We have two objectives. First, we need derivate the sigmoid function:

$S(x) = \frac {1}{1 + e^{-px}}$

using very simple techniques.

Second, we must to find the more right and more left function limits:

$\lim_{x \to +\infty }{S(x)} = 1$ e $\lim_{x \to -\infty }{S(x)} = 0$

Derivative sigmoid

We are looking for

$\frac{\mathrm{d} S(x)}{\mathrm{d} x} = S'(x)$.

To deriving it, we'll apply the quocient rule, which is remembered here:

$\left ( \frac{f}{g} \right )' = \frac{f'g - g'f}{g^2}$

Said that, taking:

$f(x) = 1 \Rightarrow f'(x) = 0$
and
$g(x) = 1 + e^{-px} \Rightarrow g'(x) = -pe^{-px}$

Then,

$S'(x) = \left ( \frac{f}{g} \right )' = \frac{0g - g'1}{g^2} = \frac{pe^{-px}}{(1 + e^{-px})^2}$

Objective reached. But if you try Wolfram Alpha to do it, you'll take a different answer:

Ok, no problem. Let's show that both answers are equivalent.

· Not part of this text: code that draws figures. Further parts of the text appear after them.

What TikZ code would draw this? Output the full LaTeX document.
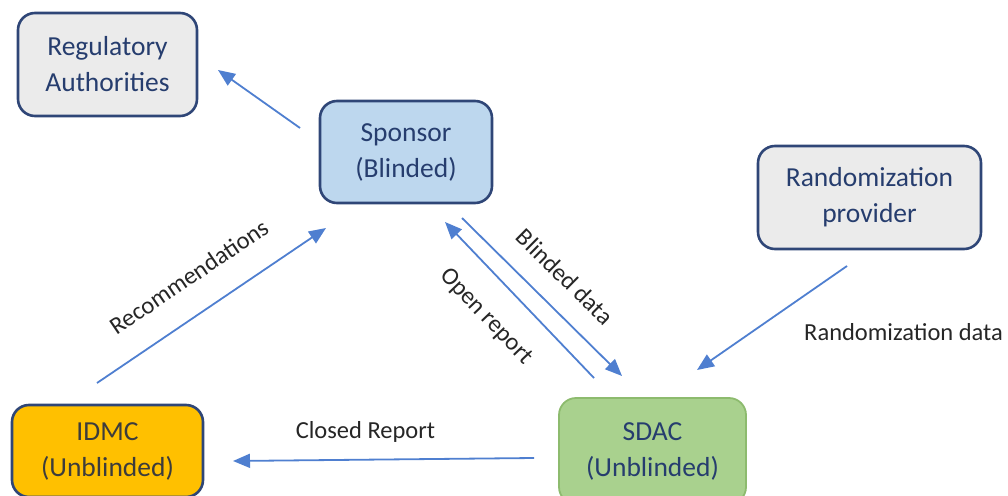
\documentclass[tikz,border=0pt]{standalone}
\usepackage{fontspec}
\setmainfont{Carlito}
\usetikzlibrary{arrows.meta}
\definecolor{navy}{HTML}{2F4677}
\definecolor{navytext}{HTML}{263D6E}
\definecolor{grayfill}{HTML}{EBEBEB}
\definecolor{bluefill}{HTML}{BDD7EE}
\definecolor{orangefill}{HTML}{FFC000}
\definecolor{greenfill}{HTML}{A9D18E}
\definecolor{greenborder}{HTML}{8DBB6E}
\definecolor{arrowblue}{HTML}{4F7FD0}
\definecolor{labeltext}{HTML}{262626}
\begin{document}
\begin{tikzpicture}[x=1pt,y=-1pt,
  box/.style={draw=navy, line width=2.6pt, rounded corners=17pt, align=center,
    font=\fontsize{27.5}{36}\selectfont, text=navytext, inner sep=0pt},
  conn/.style={draw=arrowblue, line width=1.8pt, -{Triangle[length=17pt,width=14pt]}},
  lbl/.style={font=\fontsize{24.5}{28}\selectfont, text=labeltext, inner sep=0pt}]
\useasboundingbox (0,0) rectangle (1008,495);
\node[box, fill=grayfill, minimum width=179pt, minimum height=103pt] (reg) at (107.5,64.5) {Regulatory\\Authorities};
\node[box, fill=bluefill, minimum width=172pt, minimum height=102pt] (spon) at (406,152) {Sponsor\\(Blinded)};
\node[box, fill=grayfill, minimum width=223pt, minimum height=103pt] (rand) at (869.5,197.5) {Randomization\\provider};
\node[box, fill=orangefill, text=labeltext!90, minimum width=191pt, minimum height=92pt] (idmc) at (107.5,451) {IDMC\\(Unblinded)};
\node[box, fill=greenfill, draw=greenborder, line width=1.8pt, minimum width=187pt, minimum height=106pt] (sdac) at (652.5,451) {SDAC\\(Unblinded)};
% connector endpoints
\coordinate (s1) at (300,128);
\coordinate (r1) at (218,70);
\coordinate (i1) at (97,383);
\coordinate (s2) at (326,228);
\coordinate (d1) at (594,378);
\coordinate (s3) at (445,222);
\coordinate (s4) at (462,218);
\coordinate (d2) at (622,376);
\coordinate (p1) at (847,266);
\coordinate (d3) at (697,370);
\coordinate (d4) at (534,458);
\coordinate (i2) at (233,461);
\draw[conn] (s1) -- (r1);
\draw[conn] (i1) -- node[lbl, sloped, above=27pt, pos=0.49] {Recommendations} (s2);
\draw[conn] (d1) -- node[lbl, sloped, below=25pt, pos=0.55] {Open report} (s3);
\draw[conn] (s4) -- node[lbl, sloped, above=21pt, pos=0.51] {Blinded data} (d2);
\draw[conn] (p1) -- (d3);
\node[lbl, anchor=west] (rdl) at (804,332) {Randomization data};
\draw[conn] (d4) -- node[lbl, above=16pt, pos=0.56] {Closed Report} (i2);
\end{tikzpicture}
\end{document}
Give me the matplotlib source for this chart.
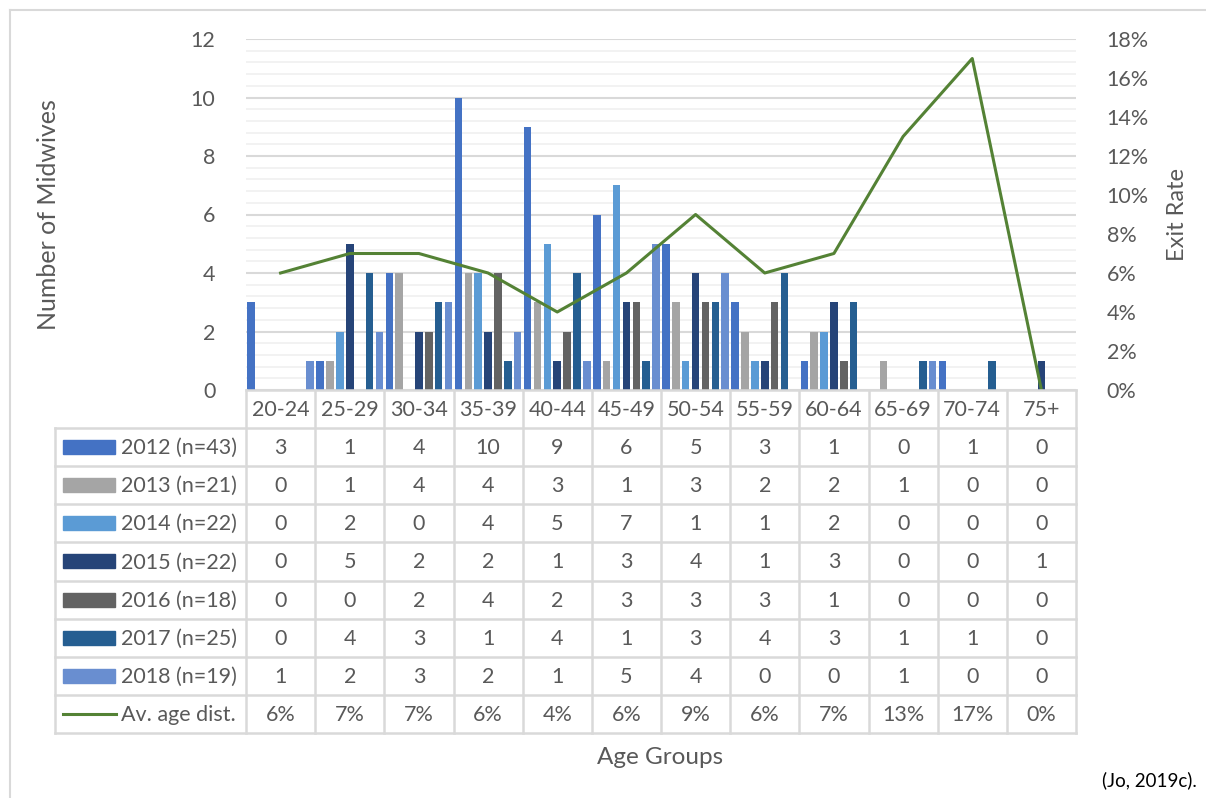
#!/usr/bin/env python3
# Midwives by age group, 2012-2018, with exit rate line and Excel-style data table
import numpy as np
import matplotlib
matplotlib.use("Agg")
import matplotlib.pyplot as plt
from matplotlib.patches import Rectangle
from matplotlib.lines import Line2D

plt.rcParams.update({
  "font.family": ["Lato", "DejaVu Sans"],
  "text.color": "#595959",
})

# --- Data ---
age_groups = ["20-24", "25-29", "30-34", "35-39", "40-44", "45-49",
              "50-54", "55-59", "60-64", "65-69", "70-74", "75+"]
series_names = ["2012 (n=43)", "2013 (n=21)", "2014 (n=22)", "2015 (n=22)",
                "2016 (n=18)", "2017 (n=25)", "2018 (n=19)"]
counts_2012 = [3, 1, 4, 10, 9, 6, 5, 3, 1, 0, 1, 0]
counts_2013 = [0, 1, 4, 4, 3, 1, 3, 2, 2, 1, 0, 0]
counts_2014 = [0, 2, 0, 4, 5, 7, 1, 1, 2, 0, 0, 0]
counts_2015 = [0, 5, 2, 2, 1, 3, 4, 1, 3, 0, 0, 1]
counts_2016 = [0, 0, 2, 4, 2, 3, 3, 3, 1, 0, 0, 0]
counts_2017 = [0, 4, 3, 1, 4, 1, 3, 4, 3, 1, 1, 0]
counts_2018 = [1, 2, 3, 2, 1, 5, 4, 0, 0, 1, 0, 0]
exit_rate = [6, 7, 7, 6, 4, 6, 9, 6, 7, 13, 17, 0]  # percent
line_name = "Av. age dist."

all_counts = [counts_2012, counts_2013, counts_2014, counts_2015,
              counts_2016, counts_2017, counts_2018]
colors = ["#4472C4", "#A5A5A5", "#5B9BD5", "#264478",
          "#636363", "#255E91", "#698ED0"]
line_color = "#548235"
grid_major = "#D9D9D9"
grid_minor = "#F0F0F0"
txt = "#595959"
fs = 15.5

W, H = 1206, 798
fig = plt.figure(figsize=(W / 100, H / 100), dpi=100)

# pixel geometry of plot area
px_l, px_r, px_t, px_b = 246, 1076, 39, 390
ax = fig.add_axes([px_l / W, 1 - px_b / H, (px_r - px_l) / W, (px_b - px_t) / H])

n = len(age_groups)
x = np.arange(n)
slot = 1.0 / 7
for k, (vals, c) in enumerate(zip(all_counts, colors)):
  ax.bar(x + (k - 3) * slot, vals, width=slot * 0.76, color=c, zorder=3)

ax.set_xlim(-0.5, n - 0.5)
ax.set_ylim(0, 12)
ax.set_yticks(np.arange(0, 13, 2))
ax.set_yticks(np.arange(0, 12.01, 0.4), minor=True)
ax.grid(axis="y", which="major", color=grid_major, linewidth=1.5, zorder=0)
ax.grid(axis="y", which="minor", color=grid_minor, linewidth=1.2, zorder=0)
ax.set_xticks([])
for s in ax.spines.values():
  s.set_visible(False)
ax.tick_params(axis="y", which="both", length=0, labelsize=fs, labelcolor=txt, pad=22)
ax.set_ylabel("Number of Midwives", fontsize=18, color=txt)
ax.yaxis.set_label_coords((60 - px_l) / (px_r - px_l), 0.5)

ax2 = ax.twinx()
ax2.plot(x, exit_rate, color=line_color, linewidth=2.2, zorder=4)
ax2.set_ylim(0, 18)
ax2.set_yticks(np.arange(0, 19, 2))
ax2.set_yticklabels([f"{v}%" for v in range(0, 19, 2)])
ax2.tick_params(axis="y", length=0, labelsize=fs, labelcolor=txt, pad=22)
ax2.set_ylabel("Exit Rate", fontsize=17, color=txt)
ax2.yaxis.set_label_coords((1167 - px_l) / (px_r - px_l), 0.5)
for s in ax2.spines.values():
  s.set_visible(False)

# --- Data table drawn in pixel space ---
tab = fig.add_axes([0, 0, 1, 1])
tab.set_xlim(0, W)
tab.set_ylim(H, 0)
tab.axis("off")

col_w = (px_r - px_l) / n
label_l = 55
hdr_t, hdr_b = px_b, 428
row_h = (733 - hdr_b) / 8
lw = 1.8

# chart border (top and left)
tab.add_line(Line2D([10, W], [10, 10], color=grid_major, lw=1.5))
tab.add_line(Line2D([10, 10], [10, H], color=grid_major, lw=1.5))

# header row
for i, g in enumerate(age_groups):
  cx = px_l + (i + 0.5) * col_w
  tab.text(cx, (hdr_t + hdr_b) / 2 + 1, g, ha="center", va="center", fontsize=fs, color=txt)
tab.add_line(Line2D([px_l, px_r], [hdr_t, hdr_t], color=grid_major, lw=lw))
for i in range(n + 1):
  xx = px_l + i * col_w
  tab.add_line(Line2D([xx, xx], [hdr_t, 733], color=grid_major, lw=lw))
tab.add_line(Line2D([label_l, label_l], [hdr_b, 733], color=grid_major, lw=lw))
for r in range(9):
  yy = hdr_b + r * row_h
  tab.add_line(Line2D([label_l, px_r], [yy, yy], color=grid_major, lw=lw))

rows = [(nm, vals, c) for nm, vals, c in zip(series_names, all_counts, colors)]
for r, (nm, vals, c) in enumerate(rows):
  cy = hdr_b + (r + 0.5) * row_h
  tab.add_patch(Rectangle((63, cy - 7), 52, 14, color=c))
  tab.text(121, cy + 1, nm, ha="left", va="center", fontsize=fs, color=txt)
  for i, v in enumerate(vals):
    tab.text(px_l + (i + 0.5) * col_w, cy + 1, str(v), ha="center", va="center",
             fontsize=fs, color=txt)

cy = hdr_b + 7.5 * row_h
tab.add_line(Line2D([63, 116], [cy, cy], color=line_color, lw=2.2))
tab.text(121, cy + 1, line_name, ha="left", va="center", fontsize=fs, color=txt)
for i, v in enumerate(exit_rate):
  tab.text(px_l + (i + 0.5) * col_w, cy + 1, f"{v}%", ha="center", va="center",
           fontsize=fs, color=txt)

tab.text(660, 757, "Age Groups", ha="center", va="center", fontsize=17.5, color=txt)
tab.text(1197, 780, "(Jo, 2019c).", ha="right", va="center", fontsize=13.5, color="black")

fig.savefig("out.png", dpi=100)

$= \frac{pe^{-px}}{(1 + e^{-px})^2}$

$= \frac{(e^{2px})pe^{-px}}{(e^{2px})(1 + 2e^{-px} + e^{-2px})}$

$= \frac{pe^{px}}{e^{2px} + 2e^{px} + 1}$

And finally

$= \frac{pe^{px}}{(e^{px} + 1)^2}$

Limits in $+\infty$ and $-\infty$

The two limits are easy to do:

$lim_{x \to +\infty }{\frac {1}{1 + e^{-px}}} = \frac {1}{1 + \frac{1}{\infty}} = \frac {1}{1 + 0} = 1$

$lim_{x \to -\infty }{\frac {1}{1 + e^{-px}}} = \frac {1}{1 + e^{p\infty}} = \frac {1}{1 + \infty} = 0$